• Dataset extract:
---------------
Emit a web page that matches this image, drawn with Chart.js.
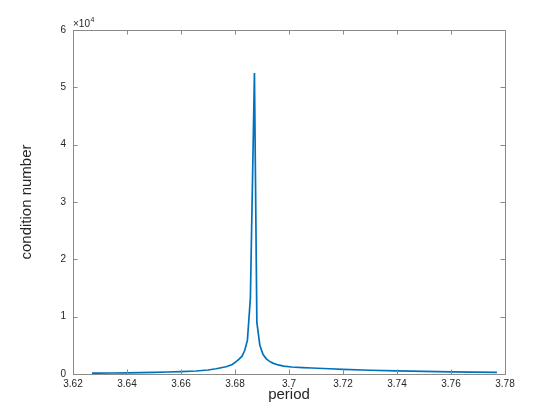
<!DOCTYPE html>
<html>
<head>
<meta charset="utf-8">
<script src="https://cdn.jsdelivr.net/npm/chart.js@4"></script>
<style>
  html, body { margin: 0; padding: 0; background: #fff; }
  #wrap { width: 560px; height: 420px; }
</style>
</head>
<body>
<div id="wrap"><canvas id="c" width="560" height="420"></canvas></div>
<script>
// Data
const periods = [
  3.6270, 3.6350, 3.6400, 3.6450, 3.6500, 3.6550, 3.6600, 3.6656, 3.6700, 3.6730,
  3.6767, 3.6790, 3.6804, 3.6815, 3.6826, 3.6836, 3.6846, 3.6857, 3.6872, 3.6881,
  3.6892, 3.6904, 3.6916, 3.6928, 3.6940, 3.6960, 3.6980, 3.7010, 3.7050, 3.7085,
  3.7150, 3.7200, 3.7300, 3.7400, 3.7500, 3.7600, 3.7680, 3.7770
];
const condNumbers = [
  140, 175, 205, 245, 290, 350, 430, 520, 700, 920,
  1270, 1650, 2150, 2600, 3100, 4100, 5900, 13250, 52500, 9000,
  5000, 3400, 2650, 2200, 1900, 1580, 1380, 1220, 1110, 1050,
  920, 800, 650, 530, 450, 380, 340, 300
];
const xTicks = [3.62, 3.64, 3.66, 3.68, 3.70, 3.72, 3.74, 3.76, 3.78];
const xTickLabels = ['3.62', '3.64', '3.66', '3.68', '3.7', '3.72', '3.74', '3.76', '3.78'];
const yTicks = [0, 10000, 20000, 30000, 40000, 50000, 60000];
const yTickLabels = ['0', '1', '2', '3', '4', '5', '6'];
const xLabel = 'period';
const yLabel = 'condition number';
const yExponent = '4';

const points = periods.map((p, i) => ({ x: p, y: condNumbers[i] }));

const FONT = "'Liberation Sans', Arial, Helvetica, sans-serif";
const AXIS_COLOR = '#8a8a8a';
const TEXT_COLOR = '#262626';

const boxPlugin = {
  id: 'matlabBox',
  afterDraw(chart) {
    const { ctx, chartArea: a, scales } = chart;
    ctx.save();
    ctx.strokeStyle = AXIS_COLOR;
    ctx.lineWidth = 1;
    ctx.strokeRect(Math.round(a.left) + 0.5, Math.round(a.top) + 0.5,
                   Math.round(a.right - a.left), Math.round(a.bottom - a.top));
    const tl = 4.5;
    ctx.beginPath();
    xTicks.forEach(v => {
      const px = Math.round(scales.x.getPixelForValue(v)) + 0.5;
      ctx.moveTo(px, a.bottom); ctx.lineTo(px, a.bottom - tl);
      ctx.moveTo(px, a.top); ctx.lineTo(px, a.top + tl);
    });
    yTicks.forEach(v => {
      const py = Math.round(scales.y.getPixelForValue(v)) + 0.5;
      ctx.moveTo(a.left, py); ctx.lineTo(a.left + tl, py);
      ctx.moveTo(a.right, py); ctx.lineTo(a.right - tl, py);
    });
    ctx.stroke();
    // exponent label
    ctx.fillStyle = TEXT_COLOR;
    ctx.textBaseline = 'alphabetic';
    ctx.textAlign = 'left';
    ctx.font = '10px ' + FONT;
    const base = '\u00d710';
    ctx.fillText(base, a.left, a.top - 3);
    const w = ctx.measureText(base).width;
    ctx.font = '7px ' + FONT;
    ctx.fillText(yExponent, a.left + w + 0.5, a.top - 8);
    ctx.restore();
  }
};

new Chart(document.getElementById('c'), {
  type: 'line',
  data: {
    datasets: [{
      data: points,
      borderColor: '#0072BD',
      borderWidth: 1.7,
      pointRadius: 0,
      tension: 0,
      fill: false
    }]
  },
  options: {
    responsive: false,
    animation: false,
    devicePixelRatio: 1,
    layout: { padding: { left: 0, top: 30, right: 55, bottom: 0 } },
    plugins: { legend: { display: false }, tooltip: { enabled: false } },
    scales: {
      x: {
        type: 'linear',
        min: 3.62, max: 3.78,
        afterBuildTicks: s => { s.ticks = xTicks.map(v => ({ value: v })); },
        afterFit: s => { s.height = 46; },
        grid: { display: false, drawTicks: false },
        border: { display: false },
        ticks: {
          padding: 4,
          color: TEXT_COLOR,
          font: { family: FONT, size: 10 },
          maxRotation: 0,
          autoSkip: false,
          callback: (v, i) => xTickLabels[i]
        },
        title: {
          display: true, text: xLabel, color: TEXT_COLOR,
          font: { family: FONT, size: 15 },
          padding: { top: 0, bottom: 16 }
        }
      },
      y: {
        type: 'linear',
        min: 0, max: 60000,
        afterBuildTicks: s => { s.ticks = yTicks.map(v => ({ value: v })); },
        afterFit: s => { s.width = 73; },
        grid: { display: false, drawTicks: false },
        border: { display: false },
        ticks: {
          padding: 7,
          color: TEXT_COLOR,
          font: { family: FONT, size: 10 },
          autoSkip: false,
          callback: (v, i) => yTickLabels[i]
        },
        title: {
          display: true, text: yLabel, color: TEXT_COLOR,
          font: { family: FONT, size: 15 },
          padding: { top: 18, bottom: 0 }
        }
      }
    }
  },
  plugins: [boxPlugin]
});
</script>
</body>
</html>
---------------
• What is needed:
Print the full listing exactly, dropping the pictures.

• Exercise response:
Emit a web page that matches this image, drawn with Chart.js.
<!DOCTYPE html>
<html>
<head>
<meta charset="utf-8">
<script src="https://cdn.jsdelivr.net/npm/chart.js@4"></script>
<style>
  html, body { margin: 0; padding: 0; background: #fff; }
  #wrap { width: 560px; height: 420px; }
</style>
</head>
<body>
<div id="wrap"><canvas id="c" width="560" height="420"></canvas></div>
<script>
// Data
const periods = [
  3.6270, 3.6350, 3.6400, 3.6450, 3.6500, 3.6550, 3.6600, 3.6656, 3.6700, 3.6730,
  3.6767, 3.6790, 3.6804, 3.6815, 3.6826, 3.6836, 3.6846, 3.6857, 3.6872, 3.6881,
  3.6892, 3.6904, 3.6916, 3.6928, 3.6940, 3.6960, 3.6980, 3.7010, 3.7050, 3.7085,
  3.7150, 3.7200, 3.7300, 3.7400, 3.7500, 3.7600, 3.7680, 3.7770
];
const condNumbers = [
  140, 175, 205, 245, 290, 350, 430, 520, 700, 920,
  1270, 1650, 2150, 2600, 3100, 4100, 5900, 13250, 52500, 9000,
  5000, 3400, 2650, 2200, 1900, 1580, 1380, 1220, 1110, 1050,
  920, 800, 650, 530, 450, 380, 340, 300
];
const xTicks = [3.62, 3.64, 3.66, 3.68, 3.70, 3.72, 3.74, 3.76, 3.78];
const xTickLabels = ['3.62', '3.64', '3.66', '3.68', '3.7', '3.72', '3.74', '3.76', '3.78'];
const yTicks = [0, 10000, 20000, 30000, 40000, 50000, 60000];
const yTickLabels = ['0', '1', '2', '3', '4', '5', '6'];
const xLabel = 'period';
const yLabel = 'condition number';
const yExponent = '4';

const points = periods.map((p, i) => ({ x: p, y: condNumbers[i] }));

const FONT = "'Liberation Sans', Arial, Helvetica, sans-serif";
const AXIS_COLOR = '#8a8a8a';
const TEXT_COLOR = '#262626';

const boxPlugin = {
  id: 'matlabBox',
  afterDraw(chart) {
    const { ctx, chartArea: a, scales } = chart;
    ctx.save();
    ctx.strokeStyle = AXIS_COLOR;
    ctx.lineWidth = 1;
    ctx.strokeRect(Math.round(a.left) + 0.5, Math.round(a.top) + 0.5,
                   Math.round(a.right - a.left), Math.round(a.bottom - a.top));
    const tl = 4.5;
    ctx.beginPath();
    xTicks.forEach(v => {
      const px = Math.round(scales.x.getPixelForValue(v)) + 0.5;
      ctx.moveTo(px, a.bottom); ctx.lineTo(px, a.bottom - tl);
      ctx.moveTo(px, a.top); ctx.lineTo(px, a.top + tl);
    });
    yTicks.forEach(v => {
      const py = Math.round(scales.y.getPixelForValue(v)) + 0.5;
      ctx.moveTo(a.left, py); ctx.lineTo(a.left + tl, py);
      ctx.moveTo(a.right, py); ctx.lineTo(a.right - tl, py);
    });
    ctx.stroke();
    // exponent label
    ctx.fillStyle = TEXT_COLOR;
    ctx.textBaseline = 'alphabetic';
    ctx.textAlign = 'left';
    ctx.font = '10px ' + FONT;
    const base = '\u00d710';
    ctx.fillText(base, a.left, a.top - 3);
    const w = ctx.measureText(base).width;
    ctx.font = '7px ' + FONT;
    ctx.fillText(yExponent, a.left + w + 0.5, a.top - 8);
    ctx.restore();
  }
};

new Chart(document.getElementById('c'), {
  type: 'line',
  data: {
    datasets: [{
      data: points,
      borderColor: '#0072BD',
      borderWidth: 1.7,
      pointRadius: 0,
      tension: 0,
      fill: false
    }]
  },
  options: {
    responsive: false,
    animation: false,
    devicePixelRatio: 1,
    layout: { padding: { left: 0, top: 30, right: 55, bottom: 0 } },
    plugins: { legend: { display: false }, tooltip: { enabled: false } },
    scales: {
      x: {
        type: 'linear',
        min: 3.62, max: 3.78,
        afterBuildTicks: s => { s.ticks = xTicks.map(v => ({ value: v })); },
        afterFit: s => { s.height = 46; },
        grid: { display: false, drawTicks: false },
        border: { display: false },
        ticks: {
          padding: 4,
          color: TEXT_COLOR,
          font: { family: FONT, size: 10 },
          maxRotation: 0,
          autoSkip: false,
          callback: (v, i) => xTickLabels[i]
        },
        title: {
          display: true, text: xLabel, color: TEXT_COLOR,
          font: { family: FONT, size: 15 },
          padding: { top: 0, bottom: 16 }
        }
      },
      y: {
        type: 'linear',
        min: 0, max: 60000,
        afterBuildTicks: s => { s.ticks = yTicks.map(v => ({ value: v })); },
        afterFit: s => { s.width = 73; },
        grid: { display: false, drawTicks: false },
        border: { display: false },
        ticks: {
          padding: 7,
          color: TEXT_COLOR,
          font: { family: FONT, size: 10 },
          autoSkip: false,
          callback: (v, i) => yTickLabels[i]
        },
        title: {
          display: true, text: yLabel, color: TEXT_COLOR,
          font: { family: FONT, size: 15 },
          padding: { top: 18, bottom: 0 }
        }
      }
    }
  },
  plugins: [boxPlugin]
});
</script>
</body>
</html>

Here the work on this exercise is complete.